From the start, I had envisioned the Who’s Who database as a teaching tool, as well as a research project. I imagined students using the entries as a starting place for biographical papers, so I needed a student-friendly interface. I had experimented fitfully having students write or edit Wikipedia entries in my classes, so it seemed natural to put the Who’s Who data in a wiki. A regular wiki is searchable, but doesn’t really have database functions. To get those, I used the Mediawiki extension bundle Semantic Mediawiki. The semantic wiki allows you to define data fields and relationships, import data, search across data fields, and enable students or other users (if you wish) to edit the data through forms.

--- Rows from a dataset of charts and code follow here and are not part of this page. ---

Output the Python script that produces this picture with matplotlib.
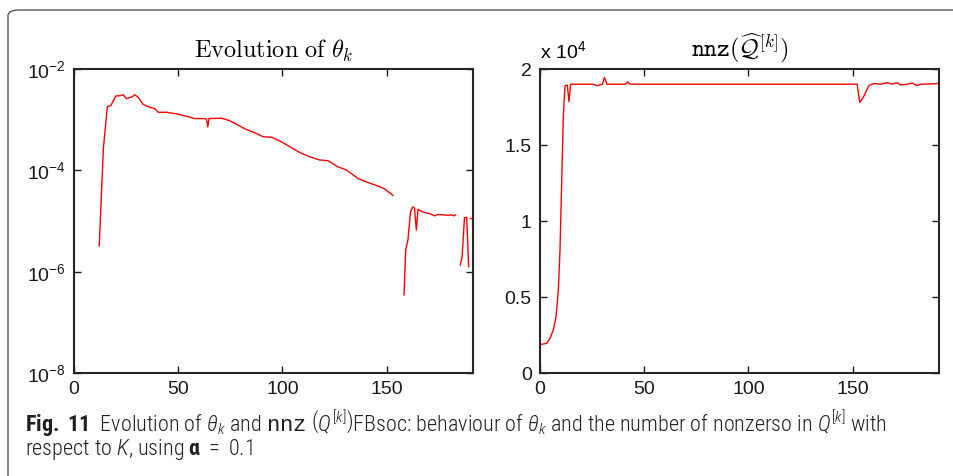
import numpy as np
import matplotlib
matplotlib.use("Agg")
from matplotlib import pyplot as plt
from matplotlib import font_manager
from matplotlib.patches import FancyBboxPatch
from matplotlib.ticker import FuncFormatter, NullLocator

nan = np.nan

# left panel: theta_k (log scale), gaps are NaN
theta_k = [12.1, 14.1, 16.0, 17.7, 20.1, 21.7, 23.6, 25.2, 27.7, 29.2, 30.8, 33.2, 36.4,
           38.8, 40.4, 44.4, 49.2, 54.0, 58.0, 62.8, 63.6, 64.2, 64.8, 70.8, 74.8, 78.0,
           82.0, 86.8, 90.8, 94.8, 98.8, 103.5, 108.3, 113.1, 117.9, 121.9, 126.7, 130.7,
           136.3, 140.3, 145.9, 149.1, 153.1, 155.5,
           158.4, 159.2, 160.3, 161.5, 162.6, 163.4, 164.3, 165.1, 167.5, 170.7, 173.1,
           174.7, 178.7, 181.5, 182.2, 183.1, 184.0,
           185.4, 186.3, 187.4, 188.5, 189.4, 189.8,
           190.2, 191.0]
theta_val = [3.2e-6, 2.7e-4, 1.8e-3, 1.9e-3, 2.95e-3, 2.95e-3, 3.1e-3, 2.6e-3, 2.8e-3, 3.1e-3,
             2.75e-3, 2.0e-3, 1.75e-3, 1.65e-3, 1.4e-3, 1.4e-3, 1.3e-3, 1.17e-3, 1.05e-3,
             1.05e-3, 1.02e-3, 7.2e-4, 1.05e-3, 1.07e-3, 9.5e-4, 8.1e-4, 6.6e-4, 5.5e-4,
             4.6e-4, 4.5e-4, 3.8e-4, 2.95e-4, 2.25e-4, 1.85e-4, 1.6e-4, 1.55e-4, 1.17e-4,
             1.02e-4, 6.9e-5, 5.9e-5, 4.9e-5, 4.3e-5, 3.2e-5, nan,
             3.5e-7, 2.7e-6, 4.3e-6, 1.5e-5, 1.9e-5, 1.8e-5, 6.6e-6, 1.7e-5, 1.5e-5,
             1.4e-5, 1.26e-5, 1.35e-5, 1.3e-5, 1.32e-5, 1.26e-5, 1.32e-5, nan,
             1.35e-6, 2.0e-6, 1.17e-5, 1.17e-5, 1.26e-6, nan,
             1.12e-5, 1.12e-5]

# right panel: nnz(Q^[k])
nnz_k = [0.8, 3.2, 4.8, 6.4, 7.7, 8.8, 9.6, 10.4, 11.2, 12.0, 13.1, 13.9, 14.7, 25.6, 27.2,
         30.0, 30.9, 32.1, 40.9, 42.0, 43.3, 152.2, 153.5, 155.4, 157.8, 160.3, 163.5,
         166.7, 169.1, 171.5, 173.1, 176.3, 178.7, 180.8, 182.7, 187.5, 191.8]
nnz_val = [1890, 1950, 2280, 2830, 3700, 5460, 8100, 12500, 16900, 18900, 18950, 17850,
           19000, 19000, 18900, 19000, 19450, 19000, 19000, 19150, 19000, 19000, 17800,
           18200, 18900, 19050, 19000, 19100, 19000, 19100, 18950, 19000, 19080, 18900,
           19000, 19020, 19050]

nnz_ticks = [0, 5000, 10000, 15000, 20000]
nnz_ticklabels = ["0", "0.5", "1", "1.5", "2"]
x_ticks = [0, 50, 100, 150]

names = {f.name for f in font_manager.fontManager.ttflist}
cap_font = "Liberation Sans"
for cand in ["Roboto Condensed", "Liberation Sans Narrow", "Open Sans Condensed"]:
    if cand in names:
        cap_font = cand
        break

plt.rcParams["font.family"] = ["Liberation Sans", "DejaVu Sans"]
plt.rcParams["mathtext.rm"] = cap_font + ":light"
plt.rcParams["mathtext.it"] = cap_font + ":italic:light"
plt.rcParams["mathtext.bf"] = cap_font + ":bold"
plt.rcParams["mathtext.tt"] = "Liberation Mono"

fig = plt.figure(figsize=(9.54, 4.76), dpi=100)

box = FancyBboxPatch((8 / 954, -0.05), 1.2, 0.05 + 466 / 476,
                     boxstyle="round,pad=0,rounding_size=0.012",
                     transform=fig.transFigure, fill=False, ec="#555555", lw=1.0)
fig.patches.append(box)

ax1 = fig.add_axes([74 / 954, 103 / 476, 399 / 954, 304 / 476])
ax2 = fig.add_axes([540 / 954, 103 / 476, 399 / 954, 304 / 476])

ax1.plot(theta_k, theta_val, color="#ff0000", lw=1.0)
ax1.set_yscale("log")
ax1.set_ylim(1e-8, 1e-2)
ax1.set_yticks([1e-8, 1e-6, 1e-4, 1e-2])
ax1.yaxis.set_minor_locator(NullLocator())
ax1.yaxis.set_major_formatter(
    FuncFormatter(lambda v, p: r"$\mathregular{10^{%d}}$" % round(np.log10(v))))
ax1.set_title(r"$\mathrm{Evolution\ of\ }\theta_k$", fontsize=17.5, pad=8,
              math_fontfamily="cm")

ax2.plot(nnz_k, nnz_val, color="#ff0000", lw=1.0)
ax2.set_ylim(0, 20000)
ax2.set_yticks(nnz_ticks)
ax2.set_yticklabels(nnz_ticklabels)
ax2.set_title(r"$\mathtt{nnz}(\widehat{\mathcal{Q}}^{[k]})$", fontsize=17.5, pad=8,
              math_fontfamily="cm")
ax2.text(0, 1.036, r"x $\mathregular{10^{4}}$", transform=ax2.transAxes,
         fontsize=14, ha="left", va="baseline")

for ax in (ax1, ax2):
    ax.set_xlim(0, 191.5)
    ax.set_xticks(x_ticks)
    ax.tick_params(direction="in", top=True, right=True, length=5, width=1,
                   labelsize=14, pad=6, colors="#1a1a1a")
    for s in ax.spines.values():
        s.set_linewidth(1.5)
        s.set_color("#262626")

cap1 = (r"$\mathbf{Fig.\ 11}$  Evolution of $\theta_k$ and $\mathtt{nnz}\ \left(Q^{[k]}\right)$"
        r"FBsoc: behaviour of $\theta_k$ and the number of nonzerso in $Q^{[k]}$ with")
cap2 = r"respect to $K$, using $\mathbf{\alpha}\ =\ 0.1$"
probe = fig.text(0, 0, cap1, fontsize=12, family=cap_font, weight="light",
                 math_fontfamily="custom")
r = fig.canvas.get_renderer()
size = 12 * 860 / probe.get_window_extent(r).width
probe.remove()

fig.text(25 / 954, 1 - 455 / 476, cap1 + "\n" + cap2, fontsize=size, family=cap_font,
         weight="light", color="#231f20", ha="left", va="baseline", linespacing=0.9,
         math_fontfamily="custom")

fig.savefig("out.png", dpi=100)
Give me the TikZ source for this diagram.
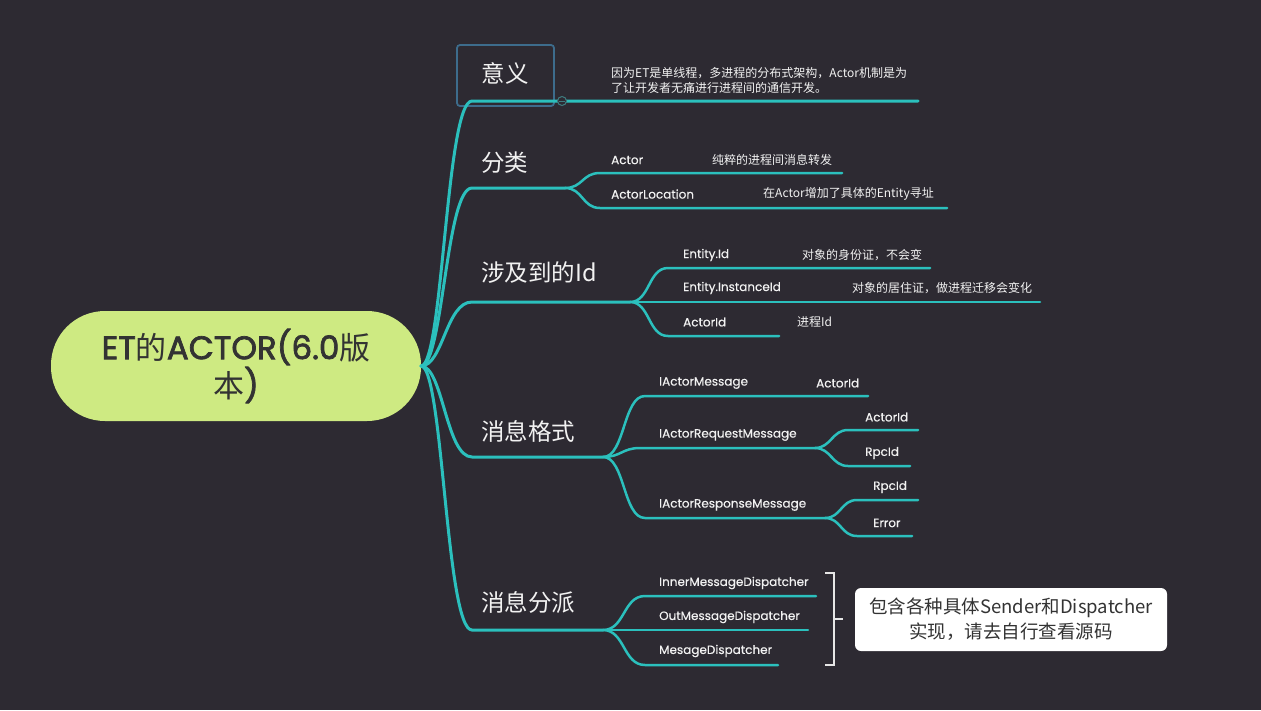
\documentclass[tikz,border=0pt]{standalone}
\usepackage{fontspec}
\newfontfamily\cjk{Noto Sans CJK SC}
\newfontfamily\pop{Poppins}
\newfontfamily\popl{Poppins}[FakeBold=0.4]
\newfontfamily\poproot{Poppins}[FakeBold=2.2]
\definecolor{bgc}{HTML}{2D2A32}
\definecolor{tl}{HTML}{2BC0BD}
\definecolor{rootc}{HTML}{CEEA82}
\definecolor{dark}{HTML}{333333}
\definecolor{fg}{HTML}{F2F2F2}
\definecolor{boxc}{HTML}{3D6C8C}
\definecolor{circc}{HTML}{3F7C80}
\definecolor{brkc}{HTML}{E6E6E6}
\begin{document}
\begin{tikzpicture}[x=1pt,y=-1pt,
  main/.style={draw=tl, line width=3pt, line cap=round},
  sub/.style={draw=tl, line width=2.5pt, line cap=round},
  lbl/.style={text=fg, font=\popl\fontsize{12}{14}\selectfont, anchor=west, inner sep=0},
  clbl/.style={text=fg, font=\cjk\fontsize{12}{15}\selectfont, anchor=west, inner sep=0},
  topic/.style={text=fg, font=\cjk\fontsize{23.5}{26}\selectfont, anchor=west, inner sep=0},
  rootbox/.style={fill=rootc, rounded corners=54pt, minimum width=370pt, minimum height=110pt,
     text=dark, align=center, inner sep=0, font=\poproot\fontsize{32.5}{38}\selectfont},
  notebox/.style={fill=white, rounded corners=6pt, minimum width=312pt, minimum height=63pt,
     text=dark, align=center, inner sep=0, font=\cjk\fontsize{18.5}{25}\selectfont},
  brk/.style={draw=brkc, line width=2pt},
]
\fill[bgc] (0,0) rectangle (1261,710);
\useasboundingbox (0,0) rectangle (1261,710);

% root
\node[rootbox] (root) at (236,366) {ET{\cjk\fontsize{31}{38}\selectfont 的}ACTOR(6.0{\cjk\fontsize{31}{38}\selectfont 版}\\{\cjk\fontsize{31}{38}\selectfont 本})};
\coordinate (hub) at (421,366);

% box round topic 1
\node[draw=boxc, line width=1.8pt, rounded corners=3pt, minimum width=97pt, minimum height=61pt, inner sep=0] (t1box) at (505.5,75.5) {};

% topic labels
\node[topic, anchor=center] (t1) at (505,73) {意义};
\node[topic] (t2) at (481,163) {分类};
\node[topic] (t3) at (481,273) {涉及到的Id};
\node[topic] (t4) at (481,431) {消息格式};
\node[topic] (t5) at (481,603) {消息分派};

% coordinates of branches
\coordinate (a1) at (472,101); \coordinate (b1) at (918,101);
\coordinate (a2) at (472,188); \coordinate (j2) at (565,188);
\coordinate (a3) at (472,302); \coordinate (j3) at (630,302);
\coordinate (a4) at (472,457); \coordinate (j4) at (603,457);
\coordinate (a5) at (472,630); \coordinate (j5) at (603,630);

% main connectors
\draw[main] (hub) .. controls +(22,0) and +(-26,0) .. (a1) -- (b1);
\draw[main] (hub) .. controls +(22,0) and +(-26,0) .. (a2) -- (j2);
\draw[main] (hub) .. controls +(22,0) and +(-26,0) .. (a3) -- (j3);
\draw[main] (hub) .. controls +(22,0) and +(-26,0) .. (a4) -- (j4);
\draw[main] (hub) .. controls +(22,0) and +(-26,0) .. (a5) -- (j5);

% collapse circle
\node[circle, draw=circc, fill=bgc, line width=1pt, minimum size=9pt, inner sep=0] (col) at (562,101) {};
\draw[circc, line width=1pt] ([xshift=2pt]col.west) -- ([xshift=-2pt]col.east);

% description of topic 1
\node[clbl, align=left] (d1) at (611,80) {因为ET是单线程，多进程的分布式架构，Actor机制是为\\了让开发者无痛进行进程间的通信开发。};

% topic 2
\coordinate (e21) at (600,173); \coordinate (f21) at (842,173);
\coordinate (e22) at (600,208); \coordinate (f22) at (947,208);
\draw[sub] (j2) .. controls +(18,0) and +(-18,0) .. (e21) -- (f21);
\draw[sub] (j2) .. controls +(18,0) and +(-18,0) .. (e22) -- (f22);
\node[lbl] (l21) at (611,160) {Actor};
\node[clbl] (v21) at (712,160) {纯粹的进程间消息转发};
\node[lbl] (l22) at (611,194) {ActorLocation};
\node[clbl] (v22) at (763,194) {在Actor增加了具体的Entity寻址};

% topic 3
\coordinate (e31) at (668,268); \coordinate (f31) at (930,268);
\coordinate (f32) at (1040,302);
\coordinate (e33) at (668,336); \coordinate (f33) at (779,336);
\draw[sub] (j3) .. controls +(20,0) and +(-20,0) .. (e31) -- (f31);
\draw[sub] (j3) -- (f32);
\draw[sub] (j3) .. controls +(20,0) and +(-20,0) .. (e33) -- (f33);
\node[lbl] (l31) at (683,255) {Entity.Id};
\node[clbl] (v31) at (802,255) {对象的身份证，不会变};
\node[lbl] (l32) at (683,288) {Entity.InstanceId};
\node[clbl] (v32) at (852,288) {对象的居住证，做进程迁移会变化};
\node[lbl] (l33) at (683,322) {ActorId};
\node[clbl] (v33) at (797,322) {进程Id};

% topic 4
\coordinate (e41) at (645,396); \coordinate (f41) at (868,396);
\coordinate (e42) at (640,448); \coordinate (j42) at (815,448);
\coordinate (e43) at (645,518); \coordinate (j43) at (825,518);
\draw[sub] (j4) .. controls +(22,0) and +(-22,0) .. (e41) -- (f41);
\draw[sub] (j4) .. controls +(18,0) and +(-18,0) .. (e42) -- (j42);
\draw[sub] (j4) .. controls +(22,0) and +(-22,0) .. (e43) -- (j43);
\coordinate (e421) at (848,430); \coordinate (f421) at (918,430);
\coordinate (e422) at (848,466); \coordinate (f422) at (910,466);
\draw[sub] (j42) .. controls +(16,0) and +(-16,0) .. (e421) -- (f421);
\draw[sub] (j42) .. controls +(16,0) and +(-16,0) .. (e422) -- (f422);
\coordinate (e431) at (857,500); \coordinate (f431) at (918,500);
\coordinate (e432) at (857,536); \coordinate (f432) at (912,536);
\draw[sub] (j43) .. controls +(16,0) and +(-16,0) .. (e431) -- (f431);
\draw[sub] (j43) .. controls +(16,0) and +(-16,0) .. (e432) -- (f432);
\node[lbl] (l41) at (659,383) {IActorMessage};
\node[lbl] (v41) at (816,383) {ActorId};
\node[lbl] (l42) at (659,435) {IActorRequestMessage};
\node[lbl] (l421) at (865,417) {ActorId};
\node[lbl] (l422) at (865,453) {RpcId};
\node[lbl] (l43) at (659,505) {IActorResponseMessage};
\node[lbl] (l431) at (873,487) {RpcId};
\node[lbl] (l432) at (873,523) {Error};

% topic 5
\coordinate (e51) at (645,596); \coordinate (f51) at (816,596);
\coordinate (f52) at (808,630);
\coordinate (e53) at (645,665); \coordinate (f53) at (778,665);
\draw[sub] (j5) .. controls +(22,0) and +(-22,0) .. (e51) -- (f51);
\draw[sub] (j5) -- (f52);
\draw[sub] (j5) .. controls +(22,0) and +(-22,0) .. (e53) -- (f53);
\node[lbl] (l51) at (659,583) {InnerMessageDispatcher};
\node[lbl] (l52) at (659,617) {OutMessageDispatcher};
\node[lbl] (l53) at (659,651) {MesageDispatcher};

% bracket and note
\coordinate (k1) at (825,573); \coordinate (k2) at (834,573);
\coordinate (k3) at (834,665); \coordinate (k4) at (825,665);
\coordinate (km) at (834,619); \coordinate (kt) at (843,619);
\draw[brk] (k1) -- (k2) -- (k3) -- (k4);
\draw[brk] (km) -- (kt);
\node[notebox] (note) at (1011,619.5) {包含各种具体Sender和Dispatcher\\实现，请去自行查看源码};
\end{tikzpicture}
\end{document}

birthplacesworkaddressI also loaded the data into a Google Fusion Table, which allows you to quickly make maps from any geographic data (e.g., birthplaces). Fusion Tables is easy, but limited in terms of customizing. My students used the filtering and mapping functions to produce in-class reports on the demographics of various organizations represented in the directory. Semantic Mediawiki is much more flexible. But for the non-expert it was one of those “learning experiences.” Many late nights, crashes, and frustrations before ultimate success. In the future I hope to use it in my labor history classes to train students how to use a wiki before I set them off on the actual Wikipedia.

What remains to be done is the “Other” field–education, organizations, publications–lots of good stuff. I’m currently working with folks at the Center for Digital Humanities, and hope to have that done by late winter. In the meanwhile, I’m doing some analysis of subsets of the Who’s Who, particularly the organizational networks. And that presents me with my next “learning experience,” Gephi.